Creating OT modules for thumbroll app

thumbroll is the platform to find and learn about medical techniques and procedures. At the beginning, there were textbooks. Then, there was video. Today, there is thumbroll.”

Understanding this evolution of learning led entrepreneur Ariella Salimpour to create thumbroll, a free app that provides step-by-step instruction of medical skills and procedures. Many health care trainees need to visually learn medical procedures in order to understand them. While YouTube is filled with these types of instructional videos, they are often unreliable, poorly edited and not validated by health-care professionals.

Seeing this resource gap, Salimpour contacted reputed, academic medical centers to create and provide the validated content for the app. She also decided early on not to use video in favor of still photography so that the visual focus would only be on the critical steps of each procedure. Washington University School of Medicine was one of the first schools across the nation to participate in the project with full support from the dean, chancellor and provost.

“We began the app’s development at the School of Medicine with a pilot program in December 2016 and quickly gained traction with the medical students and residents at WashU and other U.S. institutions. In fact, we received such unanimously positive feedback that we launched thumbroll for free on the App Store and Google Play store in January 2017,” Salimpour says.

Since the launch, Mike Awad, MD, PhD, FACS, director of the Washington University Institute for Surgical Education, and his colleagues have been working with Salimpour to create content for trainee and patient/client education. In September 2017, Awad reached out to the Program in Occupational Therapy to participate in the project. Program leaders M. Carolyn Baum, PhD, OTR, FAOTA, Steve Taff, PhD, OTR/L, FNAP, FAOTA, and Vicki Kaskutas, OTD, OTR/L, FAOTA, met with Salimpour to discuss creating the first occupational therapy (OT) modules for the app.

Kaskutas, who serves as the assistant director of education evaluation and quality for the Program, took the lead on the project. Working with students Rose McAndrew, MSOT, OTR/L, CHT, and Stephanie Kibby, OTD/S ’18, Kaskutas has scripted and designed 13 goniometry of the hand modules for thumbroll. The first module in this series went live on March 7, and Kaskutas already has a list of other OT-related skills and procedures her team would like to do.

Salimpour is enthusiastic about the future collaborations with Kaskutas. “The options are endless in terms of the amount of occupational therapy content we can create together.”
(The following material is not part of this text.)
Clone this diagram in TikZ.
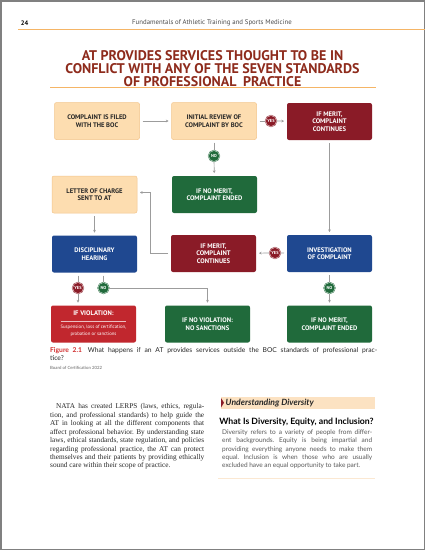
\documentclass[tikz,border=0pt]{standalone}
\usepackage{fontspec}
\setmainfont{Liberation Serif}
\setsansfont{PT Sans}
\newfontfamily\sidefont{Lato}
\usetikzlibrary{arrows.meta}

\definecolor{boxcream}{HTML}{FDDDB0}
\definecolor{creamline}{HTML}{F3C58C}
\definecolor{meritred}{HTML}{8A1B27}
\definecolor{endgreen}{HTML}{206A3B}
\definecolor{stepblue}{HTML}{1F4890}
\definecolor{violred}{HTML}{C1272E}
\definecolor{titlered}{HTML}{8E2B1C}
\definecolor{figred}{HTML}{D12E2E}
\definecolor{rulecolor}{HTML}{F5B566}
\definecolor{arrowgray}{HTML}{9C9C9C}
\definecolor{sideband}{HTML}{FCE2C2}
\definecolor{sideline}{HTML}{FBE8D2}

\newcommand\violsmall{\mdseries\fontsize{4.8}{5.8}\selectfont}

\begin{document}
\frenchspacing
\begin{tikzpicture}[x=1pt,y=-1pt,
    box/.style={minimum width=85pt, minimum height=37pt, rounded corners=2pt,
      align=center, inner sep=1pt, outer sep=3pt,
      font=\sffamily\bfseries\fontsize{6.6}{7.5}\selectfont},
    creambox/.style={box, fill=boxcream, draw=creamline, line width=0.5pt, text=black!85},
    redbox/.style={box, fill=meritred, text=white},
    greenbox/.style={box, fill=endgreen, text=white},
    bluebox/.style={box, fill=stepblue, text=white},
    violbox/.style={box, fill=violred, text=white},
    badge/.style={circle, minimum size=11pt, inner sep=0pt, line width=0.35pt,
      double distance=0.5pt, text=white, font=\sffamily\bfseries\fontsize{4.4}{5}\selectfont},
    yes/.style={badge, fill=meritred, draw=meritred, double=white!75!meritred},
    no/.style={badge, fill=endgreen, draw=endgreen, double=white!75!endgreen},
    link/.style={draw=arrowgray, line width=0.7pt},
    flow/.style={link, -{Stealth[length=2.6pt,width=2.8pt]}}]

  \fill[white] (0,0) rectangle (425,550);
  \useasboundingbox (0,0) rectangle (425,550);
  \draw[gray, line width=1.5pt] (0.75,0.75) rectangle (424.25,549.25);

  % running head
  \node (pagenum) at (24.5,23) [font=\sffamily\bfseries\fontsize{6.5}{8}\selectfont] {24};
  \node (runhead) at (212,23) [font=\sffamily\fontsize{6.8}{8}\selectfont, text=black!70]
    {Fundamentals of Athletic Training and Sports Medicine};
  \draw[rulecolor, line width=0.6pt] (18,29.5) -- (425,29.5);

  \node (title) at (212.5,68.5) [align=center, text=titlered,
    font=\sffamily\bfseries\fontsize{14}{13.4}\selectfont]
    {AT PROVIDES SERVICES THOUGHT TO BE IN\\
     CONFLICT WITH ANY OF THE SEVEN STANDARDS\\
     OF PROFESSIONAL\hspace{3pt} PRACTICE};
  \draw[rulecolor, line width=1.6pt] (50,87.5) -- (376,87.5);

  % flow chart
  \node (filed)      at (97,121)      [creambox] {COMPLAINT IS FILED\\WITH THE BOC};
  \node (review)     at (214,121)     [creambox] {INITIAL REVIEW OF\\COMPLAINT BY BOC};
  \node (merit)      at (329.5,121.5) [redbox]   {IF MERIT,\\COMPLAINT\\CONTINUES};
  \node (ended)      at (214.5,194.5) [greenbox] {IF NO MERIT,\\COMPLAINT ENDED};
  \node (letter)     at (94.5,194.5)  [creambox] {LETTER OF CHARGE\\SENT TO AT};
  \node (hearing)    at (94.5,254)    [bluebox]  {DISCIPLINARY\\HEARING};
  \node (meritB)     at (213.5,253.5) [redbox]   {IF MERIT,\\COMPLAINT\\CONTINUES};
  \node (invest)     at (329.5,253.5) [bluebox]  {INVESTIGATION\\OF COMPLAINT};
  \node (violation)  at (93.5,324)    [violbox]
    {IF VIOLATION:\\[-2pt]
     \textcolor{white!70!violred}{\rule{66pt}{0.4pt}}\\[-0.5pt]
     \violsmall Suspension, loss of certification,\\ \violsmall probation or sanctions};
  \node (nosanction) at (207.5,324)   [greenbox] {IF NO VIOLATION:\\NO SANCTIONS};
  \node (endedB)     at (329.5,324)   [greenbox] {IF NO MERIT,\\COMPLAINT ENDED};

  \node (yesA) at (271,121) [yes] {YES};
  \node (noA)  at (214,156) [no]  {NO};
  \node (yesB) at (275,253) [yes] {YES};
  \node (yesC) at (78,288)  [yes] {YES};
  \node (noC)  at (103.5,288) [no] {NO};
  \node (noD)  at (329.5,288) [no] {NO};

  \draw[flow] (filed) -- (review);
  \draw[link] (review) -- (yesA);
  \draw[flow] (yesA) -- (merit);
  \draw[link] (review) -- (noA);
  \draw[flow] (noA) -- (ended);
  \draw[flow] (merit) -- (invest);
  \draw[link] (invest) -- (yesB);
  \draw[flow] (yesB) -- (meritB);
  \coordinate (bend) at (150,192.5);
  \draw[flow] (meritB.west) -| (bend) -- (letter.east |- bend);
  \draw[flow] (letter) -- (hearing);
  \draw[link] (hearing.south -| yesC) -- (yesC);
  \draw[flow] (yesC) -- (violation.north -| yesC);
  \draw[link] (hearing.south -| noC) -- (noC);
  \draw[flow] (noC) -| (nosanction);
  \draw[link] (invest) -- (noD);
  \draw[flow] (noD) -- (endedB);

  % caption
  \node (caption) at (50,347.5) [anchor=north west, text width=327pt, align=justify,
    inner sep=0pt, font=\sidefont\fontsize{6.7}{8.2}\selectfont, text=black!85]
    {\textcolor{figred}{\bfseries Figure 2.1}\hspace{6pt}What happens if an AT provides
     services outside the BOC standards of professional prac-\linebreak tice?\\
     \fontsize{4.3}{8.8}\selectfont\color{black!60}Board of Certification 2022};

  % body text
  \node (body) at (50,403.5) [anchor=north west, text width=154pt, align=justify,
    inner sep=0pt, font=\rmfamily\fontsize{7.3}{8.45}\selectfont, text=black!85]
    {\hspace*{6pt}NATA has created LERPS (laws, ethics, regula-\linebreak
     tion, and professional standards) to help guide the\linebreak
     AT in looking at all the different components that\linebreak
     affect professional behavior. By understanding state\linebreak
     laws, ethical standards, state regulation, and policies\linebreak
     regarding professional practice, the AT can protect\linebreak
     themselves and their patients by providing ethically\linebreak
     sound care within their scope of practice.};

  % sidebar
  \fill[sideband] (221,397) rectangle (375,408.5);
  \fill[meritred] (221,398) -- (224,402.7) -- (221,407.5) -- cycle;
  \node (sidehead) at (225.5,402.7) [anchor=west, inner sep=0pt, text=black!85,
    font=\sidefont\bfseries\itshape\fontsize{8.6}{9}\selectfont] {Understanding Diversity};
  \node (question) at (296.5,422) [inner sep=0pt,
    font=\sidefont\bfseries\fontsize{8.7}{9}\selectfont] {What Is Diversity, Equity, and Inclusion?};
  \node (sidetext) at (222,429.5) [anchor=north west, text width=150pt, align=justify,
    inner sep=0pt, font=\sidefont\fontsize{6.5}{8.3}\selectfont, text=black!65]
    {Diversity refers to a variety of people from differ-\linebreak
     ent backgrounds. Equity is being impartial and\linebreak
     providing everything anyone needs to make them\linebreak
     equal. Inclusion is when those who are usually\linebreak
     excluded have an equal opportunity to take part.};
  \draw[sideline, line width=0.8pt] (218,478) -- (375,478);
\end{tikzpicture}
\end{document}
Beyond creating OT content, Kaskutas also has plans to conduct research in her Innovations in Education scholarship group on thumbroll’s usage, adoption and effectiveness.

“OTs administer many evaluations and perform a wide-range of clinical skills. thumbroll reminds OT students and practicing clinicians of the specific steps that must be followed to insure that evaluations and interventions are safe, accurate and effective,” Kaskutas says.